(Source code of charts)
# # # # # # #
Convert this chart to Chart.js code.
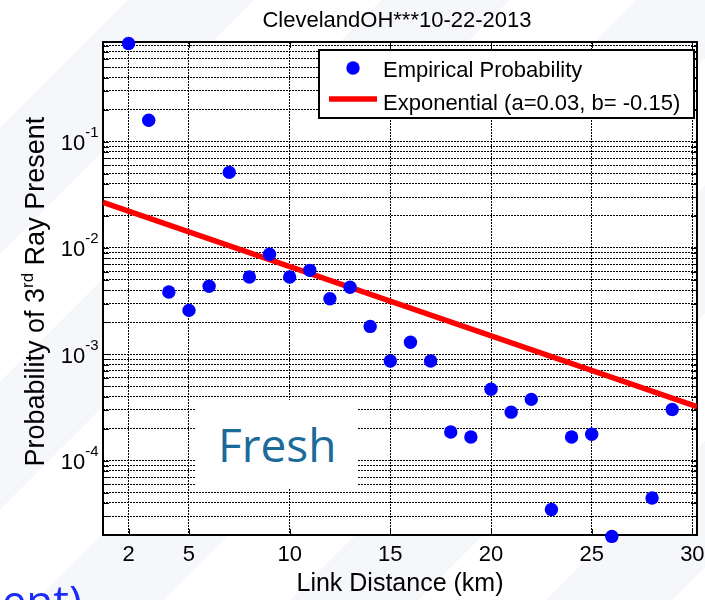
<!DOCTYPE html>
<html>
<head>
<meta charset="utf-8">
<title>ClevelandOH 10-22-2013</title>
<script src="https://cdn.jsdelivr.net/npm/chart.js@4.4.1/dist/chart.umd.min.js"></script>
<style>
  html, body { margin: 0; padding: 0; }
  body {
    width: 705px; height: 600px; overflow: hidden; position: relative;
    background: repeating-linear-gradient(135deg, #ffffff 0px, #ffffff 90px, #f6f7fb 90px, #f6f7fb 180px);
  }
  #wrap { position: absolute; left: 0; top: 0; width: 705px; height: 600px; }
  #fresh {
    position: absolute; left: 195px; top: 400px; width: 163px; height: 88px;
    background: #ffffff; color: #1b6a99;
    font-family: "Open Sans", sans-serif; font-size: 46px; line-height: 88px;
    text-indent: 23px; box-sizing: border-box;
  }
  #tail {
    position: absolute; left: -318px; top: 570px; width: 400px;
    color: #1a2cf5; font-family: "Open Sans", sans-serif; font-size: 44px;
    text-align: right; white-space: nowrap;
  }
</style>
</head>
<body>
<div id="wrap"><canvas id="probChart" width="705" height="600"></canvas></div>
<div id="fresh">Fresh</div>
<div id="tail">ent)</div>
<script>
// link distance (km) and empirical probability of a 3rd ray
const distances = [2, 3, 4, 5, 6, 7, 8, 9, 10, 11, 12, 13, 14, 15, 16, 17, 18, 19, 20, 21, 22, 23, 24, 25, 26, 28, 29];
const probabilities = [0.836, 0.159, 0.00385, 0.00259, 0.00436, 0.0514, 0.00533, 0.00873, 0.00533, 0.00616,
  0.00333, 0.00428, 0.00183, 0.000865, 0.0013, 0.000865, 0.000186, 0.000167, 0.000469, 0.000286,
  0.000377, 0.0000347, 0.000167, 0.000177, 0.0000194, 0.0000445, 0.000303];

// exponential fit  p = a * exp(b * d)
const fitA = 0.03;
const fitB = -0.15;

const xTicks = [2, 5, 10, 15, 20, 25, 30];
const yDecades = [-1, -2, -3, -4];
const xMin = 0.73, xMax = 30.23;
const yMin = 2e-5, yMax = 0.865;

const fitX = [xMin, xMax];
const fitLine = fitX.map(d => ({ x: d, y: fitA * Math.exp(fitB * d) }));

const FONT = '"Liberation Sans", Arial, sans-serif';

// 1..9 x 10^k grid for the log axis
const yGrid = [];
for (let k = -5; k <= 0; k++) {
  for (let m = 1; m <= 9; m++) {
    const v = m * Math.pow(10, k);
    if (v >= yMin * 0.999 && v <= yMax) yGrid.push(v);
  }
}

const matlabAxes = {
  id: "matlabAxes",
  beforeDraw(chart) {
    const { ctx, chartArea: a } = chart;
    ctx.save();
    ctx.fillStyle = "#ffffff";
    ctx.fillRect(a.left, a.top, a.right - a.left, a.bottom - a.top);
    ctx.restore();
  },
  beforeDatasetsDraw(chart) {
    const { ctx, chartArea: a, scales } = chart;
    ctx.save();
    ctx.strokeStyle = "#000";
    ctx.lineWidth = 1;
    ctx.beginPath();
    // inward ticks on all four sides
    yGrid.forEach(v => {
      const y = Math.round(scales.y.getPixelForValue(v)) + 0.5;
      ctx.moveTo(a.left, y); ctx.lineTo(a.left + 6, y);
      ctx.moveTo(a.right, y); ctx.lineTo(a.right - 6, y);
    });
    xTicks.forEach(v => {
      const x = Math.round(scales.x.getPixelForValue(v)) + 0.5;
      ctx.moveTo(x, a.bottom); ctx.lineTo(x, a.bottom - 6);
      ctx.moveTo(x, a.top); ctx.lineTo(x, a.top + 6);
    });
    ctx.stroke();
    ctx.lineWidth = 2;
    ctx.strokeRect(a.left, a.top, a.right - a.left, a.bottom - a.top);
    ctx.restore();
  },
  afterDraw(chart) {
    const { ctx, chartArea: a, scales } = chart;
    ctx.save();
    ctx.fillStyle = "#000";

    // title
    ctx.font = "22px " + FONT;
    ctx.textAlign = "center";
    ctx.textBaseline = "alphabetic";
    ctx.fillText("ClevelandOH***10-22-2013", 397, 26.5);

    // x tick labels
    ctx.font = "22px " + FONT;
    xTicks.forEach(v => ctx.fillText(String(v), scales.x.getPixelForValue(v), 561));

    // x axis title
    ctx.font = "25px " + FONT;
    ctx.fillText("Link Distance (km)", (a.left + a.right) / 2, 591);

    // y tick labels as 10^k
    ctx.textAlign = "left";
    yDecades.forEach(k => {
      const y = scales.y.getPixelForValue(Math.pow(10, k));
      const exp = String(k);
      ctx.font = "15px " + FONT;
      const we = ctx.measureText(exp).width;
      ctx.font = "22px " + FONT;
      const wb = ctx.measureText("10").width;
      const x0 = 98.5 - we - wb;
      ctx.fillText("10", x0, y + 8.5);
      ctx.font = "15px " + FONT;
      ctx.fillText(exp, x0 + wb, y - 4.5);
    });

    // y axis title with superscript
    ctx.translate(44, 291.7);
    ctx.rotate(-Math.PI / 2);
    const parts = [["Probability of 3", 27, 0], ["rd", 17, -11], [" Ray Present", 27, 0]];
    let total = 0;
    parts.forEach(p => { ctx.font = p[1] + "px " + FONT; total += ctx.measureText(p[0]).width; });
    let cx = -total / 2;
    parts.forEach(p => {
      ctx.font = p[1] + "px " + FONT;
      ctx.fillText(p[0], cx, p[2]);
      cx += ctx.measureText(p[0]).width;
    });
    ctx.restore();

    // legend box
    ctx.save();
    ctx.fillStyle = "#ffffff";
    ctx.fillRect(319, 50, 375, 68);
    ctx.strokeStyle = "#000";
    ctx.lineWidth = 2;
    ctx.strokeRect(319, 50, 375, 68);
    ctx.fillStyle = "#0000ff";
    ctx.beginPath();
    ctx.arc(353, 68, 6.7, 0, Math.PI * 2);
    ctx.fill();
    ctx.strokeStyle = "#ff0000";
    ctx.lineWidth = 5.5;
    ctx.beginPath();
    ctx.moveTo(329, 99); ctx.lineTo(377, 99);
    ctx.stroke();
    ctx.fillStyle = "#000";
    ctx.font = "22px " + FONT;
    ctx.textAlign = "left";
    ctx.fillText(chart.data.datasets[0].label, 383, 77);
    ctx.fillText(chart.data.datasets[1].label, 383, 110);
    ctx.restore();
  }
};

const ctx = document.getElementById("probChart").getContext("2d");
new Chart(ctx, {
  type: "scatter",
  data: {
    datasets: [
      {
        label: "Empirical Probability",
        data: distances.map((d, i) => ({ x: d, y: probabilities[i] })),
        backgroundColor: "#0000ff",
        borderWidth: 0,
        pointRadius: 6.7,
        clip: false
      },
      {
        label: "Exponential (a=" + fitA + ", b= " + fitB + ")",
        data: fitLine,
        showLine: true,
        borderColor: "#ff0000",
        borderWidth: 5.5,
        pointRadius: 0
      }
    ]
  },
  options: {
    responsive: false,
    animation: false,
    layout: { padding: { left: 103, top: 42, right: 8, bottom: 65 } },
    plugins: { legend: { display: false }, tooltip: { enabled: false } },
    scales: {
      x: {
        type: "linear", min: xMin, max: xMax,
        afterBuildTicks: s => { s.ticks = xTicks.map(v => ({ value: v })); },
        ticks: { display: false },
        grid: { color: "#000", lineWidth: 1, drawTicks: false },
        border: { display: false, dash: [2, 1] }
      },
      y: {
        type: "logarithmic", min: yMin, max: yMax,
        afterBuildTicks: s => { s.ticks = yGrid.map(v => ({ value: v })); },
        ticks: { display: false },
        grid: { color: "#000", lineWidth: 1, drawTicks: false },
        border: { display: false, dash: [2, 1] }
      }
    }
  },
  plugins: [matlabAxes]
});
</script>
</body>
</html>
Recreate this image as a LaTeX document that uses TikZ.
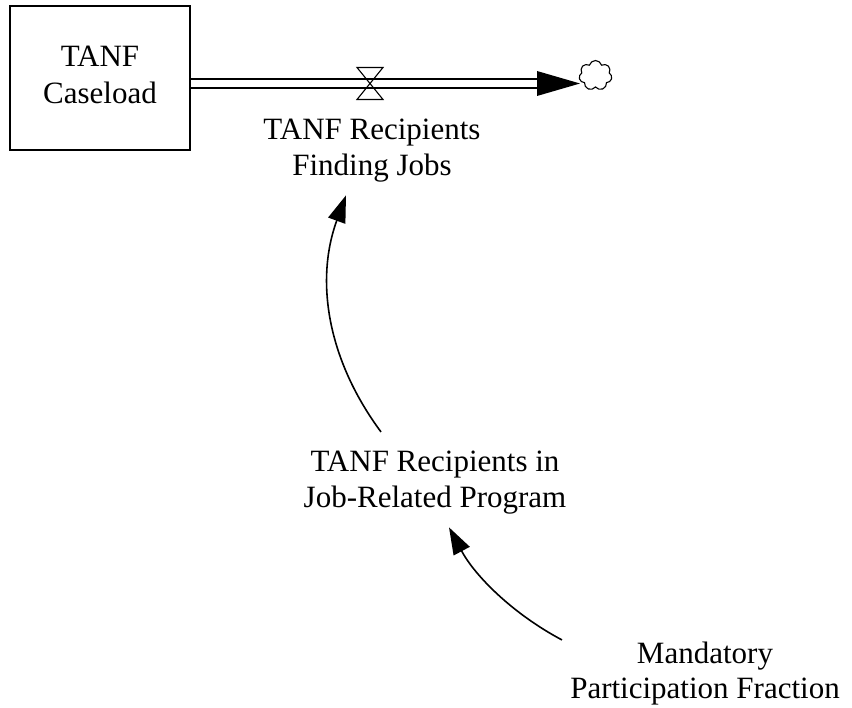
\documentclass[tikz,border=0pt]{standalone}
\usepackage{fontspec}
\setmainfont{Liberation Serif}
\usetikzlibrary{arrows.meta,shapes.symbols,calc}
% two centred lines whose baseline is the first line's
\newcommand{\stacklbl}[1]{\begin{tabular}[t]{@{}c@{}}#1\end{tabular}}
\begin{document}
\begin{tikzpicture}[x=1pt,y=-1pt,
  lbl/.style={inner sep=0pt, anchor=base, font=\fontsize{31}{35.5}\selectfont},
  stockbox/.style={draw, line width=2pt, minimum width=180pt, minimum height=144pt,
    inner sep=0pt, font=\fontsize{31}{37}\selectfont},
  pipe/.style={double, double distance=7.5pt, line width=1.5pt},
  valvestyle/.style={line width=1.1pt, line join=miter},
  sinkcloud/.style={draw, cloud, cloud puffs=7, cloud puff arc=150, aspect=1.1,
    minimum width=33pt, minimum height=30pt, inner sep=0pt, line width=1.1pt},
  link/.style={line width=1.6pt, -{Triangle[length=27pt,width=18pt]}},
]
\useasboundingbox (0,0) rectangle (852,708);

% stock
\node[stockbox] (stock) at (100,78) {\stacklbl{TANF\\Caseload}};

% outflow pipe into the sink cloud
\coordinate (sink) at (580,83.5);
\node[sinkcloud] (cloud) at (595.5,75.5) {};
\draw[pipe] (stock.east |- sink) -- ($(sink)+(-43,0)$);
\fill ($(sink)+(-43,-12.5)$) -- (sink) -- ($(sink)+(-43,12.5)$) -- cycle;

% valve
\coordinate (valve) at (370,83.5);
\draw[valvestyle] ($(valve)+(-13,-16)$) -- ($(valve)+(13,-16)$)
  -- ($(valve)+(-13,16)$) -- ($(valve)+(13,16)$) -- cycle;

% variable labels
\node[lbl] (flow) at (372,140) {\stacklbl{TANF Recipients\\Finding Jobs}};
\node[lbl] (prog) at (435,472) {\stacklbl{TANF Recipients in\\Job-Related Program}};
\node[lbl] (frac) at (705,663) {\stacklbl{Mandatory\\Participation Fraction}};

% causal links
\draw[link] ($(prog.north)+(-54,-15)$) .. controls (327,359) and (315,280) .. ($(flow.south)+(-26,9)$);
\draw[link] ($(frac.north)+(-143,2)$) .. controls (513,614) and (475,576) .. ($(prog.south)+(14,9)$);
\end{tikzpicture}
\end{document}
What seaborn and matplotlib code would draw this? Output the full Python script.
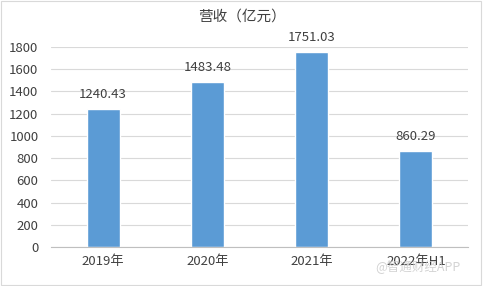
# # # # # # #
> [WRITTEN PROBLEM]: Pictures excluded, give again exactly and only the lines of the material above from the line with "Recreate this image" through the line with "($(sink)+(-43,12.5)$) -- cycle;".

> [THE REPLY]:
Recreate this image as a LaTeX document that uses TikZ.
\documentclass[tikz,border=0pt]{standalone}
\usepackage{fontspec}
\setmainfont{Liberation Serif}
\usetikzlibrary{arrows.meta,shapes.symbols,calc}
% two centred lines whose baseline is the first line's
\newcommand{\stacklbl}[1]{\begin{tabular}[t]{@{}c@{}}#1\end{tabular}}
\begin{document}
\begin{tikzpicture}[x=1pt,y=-1pt,
  lbl/.style={inner sep=0pt, anchor=base, font=\fontsize{31}{35.5}\selectfont},
  stockbox/.style={draw, line width=2pt, minimum width=180pt, minimum height=144pt,
    inner sep=0pt, font=\fontsize{31}{37}\selectfont},
  pipe/.style={double, double distance=7.5pt, line width=1.5pt},
  valvestyle/.style={line width=1.1pt, line join=miter},
  sinkcloud/.style={draw, cloud, cloud puffs=7, cloud puff arc=150, aspect=1.1,
    minimum width=33pt, minimum height=30pt, inner sep=0pt, line width=1.1pt},
  link/.style={line width=1.6pt, -{Triangle[length=27pt,width=18pt]}},
]
\useasboundingbox (0,0) rectangle (852,708);

% stock
\node[stockbox] (stock) at (100,78) {\stacklbl{TANF\\Caseload}};

% outflow pipe into the sink cloud
\coordinate (sink) at (580,83.5);
\node[sinkcloud] (cloud) at (595.5,75.5) {};
\draw[pipe] (stock.east |- sink) -- ($(sink)+(-43,0)$);
\fill ($(sink)+(-43,-12.5)$) -- (sink) -- ($(sink)+(-43,12.5)$) -- cycle;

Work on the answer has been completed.